Problem to solve: Exclude the pictures, then copy all remaining records exactly.

Code that draws figures
(begin)
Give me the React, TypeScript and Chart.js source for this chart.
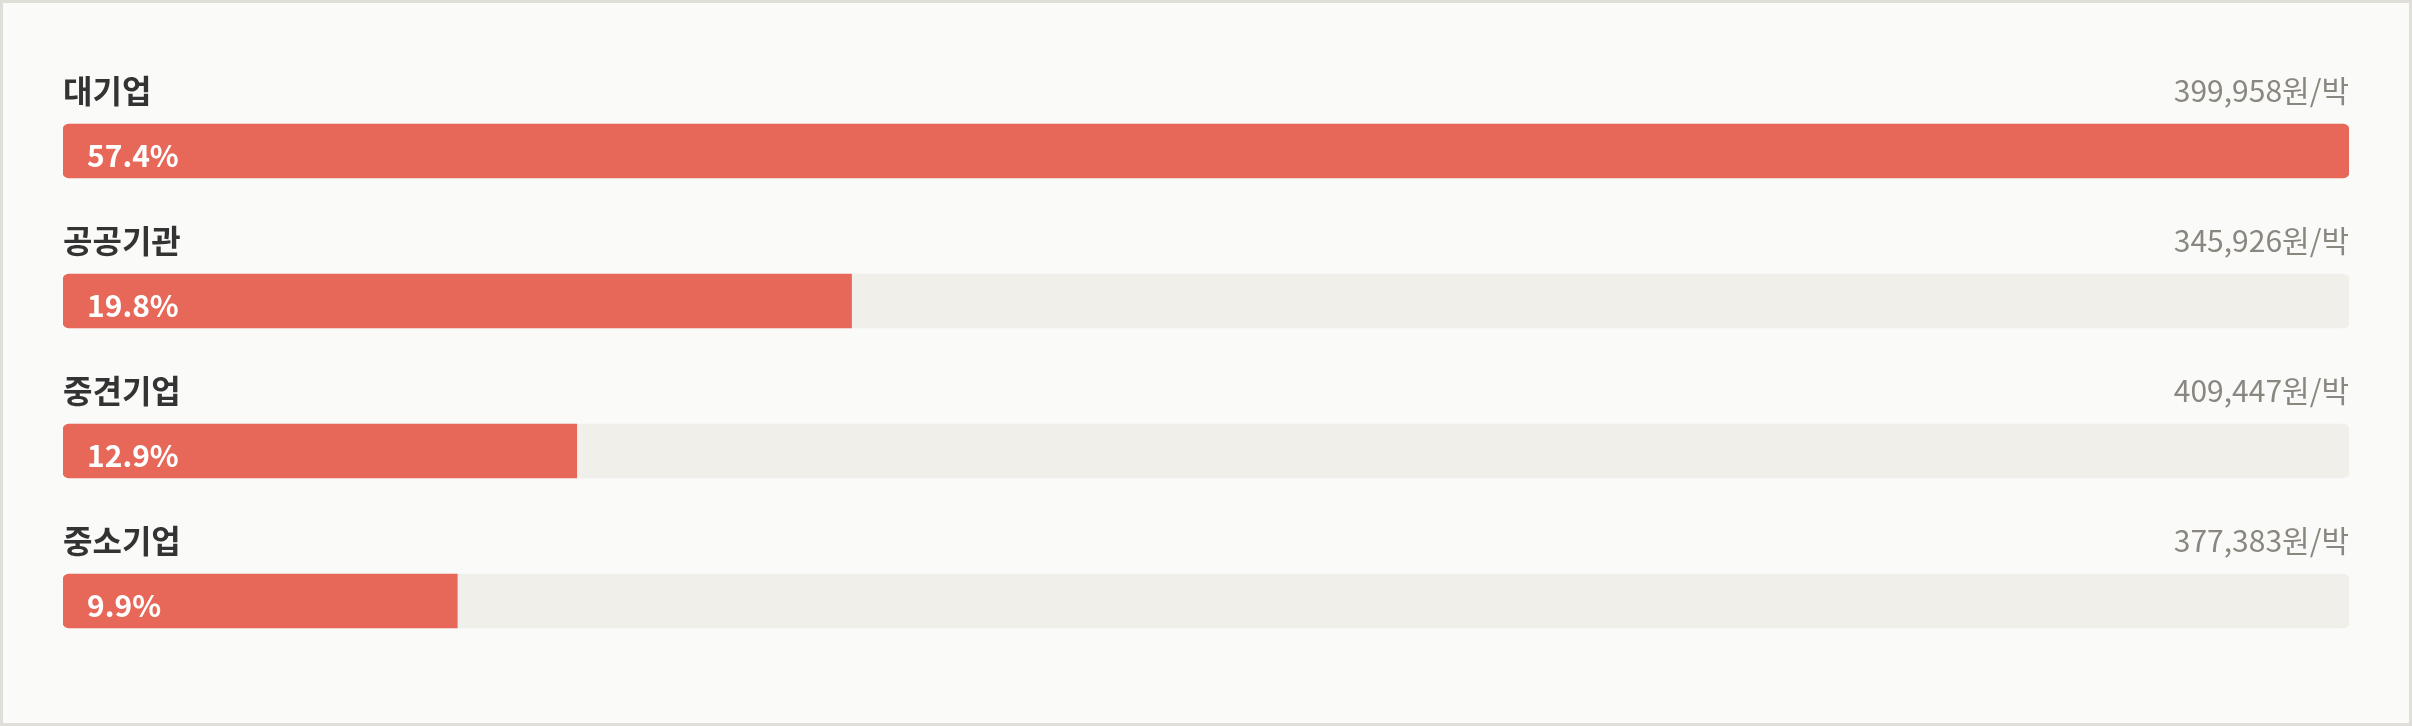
import React, { useEffect, useRef } from "react";
import { Chart, registerables } from "chart.js";

Chart.register(...registerables);

const categories = ["대기업", "공공기관", "중견기업", "중소기업"];
const shares = [57.4, 19.8, 12.9, 9.9];
const prices = [399958, 345926, 409447, 377383];
const priceUnit = "원/박";

const FONT = '"Noto Sans CJK KR", "Noto Sans", sans-serif';

const labelPlugin = {
  id: "rowLabels",
  afterDatasetsDraw(chart: any) {
    const { ctx, chartArea } = chart;
    const meta = chart.getDatasetMeta(0);
    ctx.save();
    meta.data.forEach((bar: any, i: number) => {
      const y = bar.y;
      // category label
      ctx.font = `bold 32px ${FONT}`;
      ctx.fillStyle = "#333333";
      ctx.textAlign = "left";
      ctx.textBaseline = "middle";
      ctx.fillText(categories[i], chartArea.left, y - 60);
      // price label
      ctx.font = `normal 30px ${FONT}`;
      ctx.fillStyle = "#8a8780";
      ctx.textAlign = "right";
      ctx.fillText(prices[i].toLocaleString("en-US") + priceUnit, chartArea.right, y - 60);
      // percentage inside bar
      ctx.font = `bold 30px ${FONT}`;
      ctx.fillStyle = "#ffffff";
      ctx.textAlign = "left";
      ctx.textBaseline = "alphabetic";
      ctx.fillText(shares[i].toFixed(1) + "%", bar.base + 24, y + 16);
    });
    ctx.restore();
  },
};

export default function App() {
  const canvasRef = useRef<HTMLCanvasElement | null>(null);

  useEffect(() => {
    document.body.style.margin = "0";
    const maxShare = Math.max(...shares);
    const chart = new Chart(canvasRef.current as HTMLCanvasElement, {
      type: "bar",
      data: {
        labels: categories,
        datasets: [
          {
            data: shares,
            backgroundColor: "#E76858",
            barThickness: 54,
            borderSkipped: false,
            borderRadius: (c: any) =>
              c.raw >= maxShare
                ? 6
                : { topLeft: 6, bottomLeft: 6, topRight: 0, bottomRight: 0 },
            order: 0,
          },
          {
            data: categories.map(() => maxShare),
            backgroundColor: "#F0EFE9",
            barThickness: 54,
            borderSkipped: false,
            borderRadius: 6,
            order: 1,
          },
        ],
      } as any,
      options: {
        indexAxis: "y",
        animation: false,
        responsive: false,
        devicePixelRatio: 1,
        datasets: { bar: { grouped: false } } as any,
        layout: { padding: { left: 60, right: 60, top: 73, bottom: 47 } },
        scales: {
          x: { display: false, min: 0, max: maxShare },
          y: { display: false },
        },
        plugins: {
          legend: { display: false },
          tooltip: { enabled: false },
        },
      } as any,
      plugins: [labelPlugin],
    });
    return () => chart.destroy();
  }, []);

  return (
    <div
      style={{
        position: "relative",
        width: 2412,
        height: 726,
        boxSizing: "border-box",
        border: "3px solid #DFDED8",
        background: "#FAFAF8",
      }}
    >
      <canvas ref={canvasRef} width={2406} height={720} style={{ display: "block" }} />
    </div>
  );
}
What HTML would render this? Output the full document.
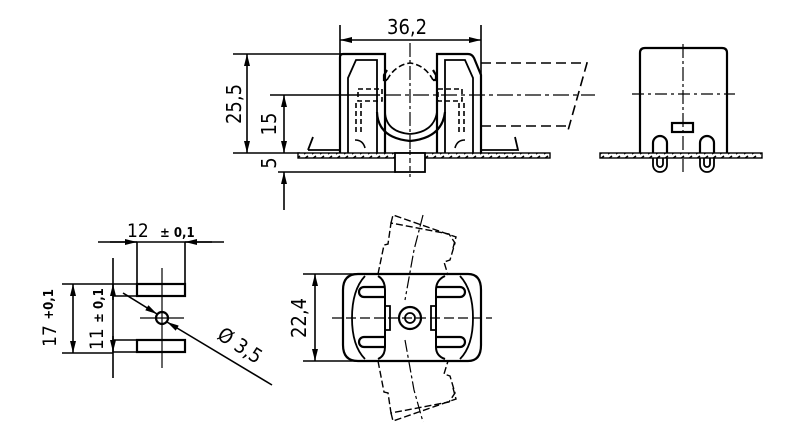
(end)
Result of this task:
Give me the React, TypeScript and Chart.js source for this chart.
import React, { useEffect, useRef } from "react";
import { Chart, registerables } from "chart.js";

Chart.register(...registerables);

const categories = ["대기업", "공공기관", "중견기업", "중소기업"];
const shares = [57.4, 19.8, 12.9, 9.9];
const prices = [399958, 345926, 409447, 377383];
const priceUnit = "원/박";

const FONT = '"Noto Sans CJK KR", "Noto Sans", sans-serif';

const labelPlugin = {
  id: "rowLabels",
  afterDatasetsDraw(chart: any) {
    const { ctx, chartArea } = chart;
    const meta = chart.getDatasetMeta(0);
    ctx.save();
    meta.data.forEach((bar: any, i: number) => {
      const y = bar.y;
      // category label
      ctx.font = `bold 32px ${FONT}`;
      ctx.fillStyle = "#333333";
      ctx.textAlign = "left";
      ctx.textBaseline = "middle";
      ctx.fillText(categories[i], chartArea.left, y - 60);
      // price label
      ctx.font = `normal 30px ${FONT}`;
      ctx.fillStyle = "#8a8780";
      ctx.textAlign = "right";
      ctx.fillText(prices[i].toLocaleString("en-US") + priceUnit, chartArea.right, y - 60);
      // percentage inside bar
      ctx.font = `bold 30px ${FONT}`;
      ctx.fillStyle = "#ffffff";
      ctx.textAlign = "left";
      ctx.textBaseline = "alphabetic";
      ctx.fillText(shares[i].toFixed(1) + "%", bar.base + 24, y + 16);
    });
    ctx.restore();
  },
};

export default function App() {
  const canvasRef = useRef<HTMLCanvasElement | null>(null);

  useEffect(() => {
    document.body.style.margin = "0";
    const maxShare = Math.max(...shares);
    const chart = new Chart(canvasRef.current as HTMLCanvasElement, {
      type: "bar",
      data: {
        labels: categories,
        datasets: [
          {
            data: shares,
            backgroundColor: "#E76858",
            barThickness: 54,
            borderSkipped: false,
            borderRadius: (c: any) =>
              c.raw >= maxShare
                ? 6
                : { topLeft: 6, bottomLeft: 6, topRight: 0, bottomRight: 0 },
            order: 0,
          },
          {
            data: categories.map(() => maxShare),
            backgroundColor: "#F0EFE9",
            barThickness: 54,
            borderSkipped: false,
            borderRadius: 6,
            order: 1,
          },
        ],
      } as any,
      options: {
        indexAxis: "y",
        animation: false,
        responsive: false,
        devicePixelRatio: 1,
        datasets: { bar: { grouped: false } } as any,
        layout: { padding: { left: 60, right: 60, top: 73, bottom: 47 } },
        scales: {
          x: { display: false, min: 0, max: maxShare },
          y: { display: false },
        },
        plugins: {
          legend: { display: false },
          tooltip: { enabled: false },
        },
      } as any,
      plugins: [labelPlugin],
    });
    return () => chart.destroy();
  }, []);

  return (
    <div
      style={{
        position: "relative",
        width: 2412,
        height: 726,
        boxSizing: "border-box",
        border: "3px solid #DFDED8",
        background: "#FAFAF8",
      }}
    >
      <canvas ref={canvasRef} width={2406} height={720} style={{ display: "block" }} />
    </div>
  );
}
What HTML would render this? Output the full document.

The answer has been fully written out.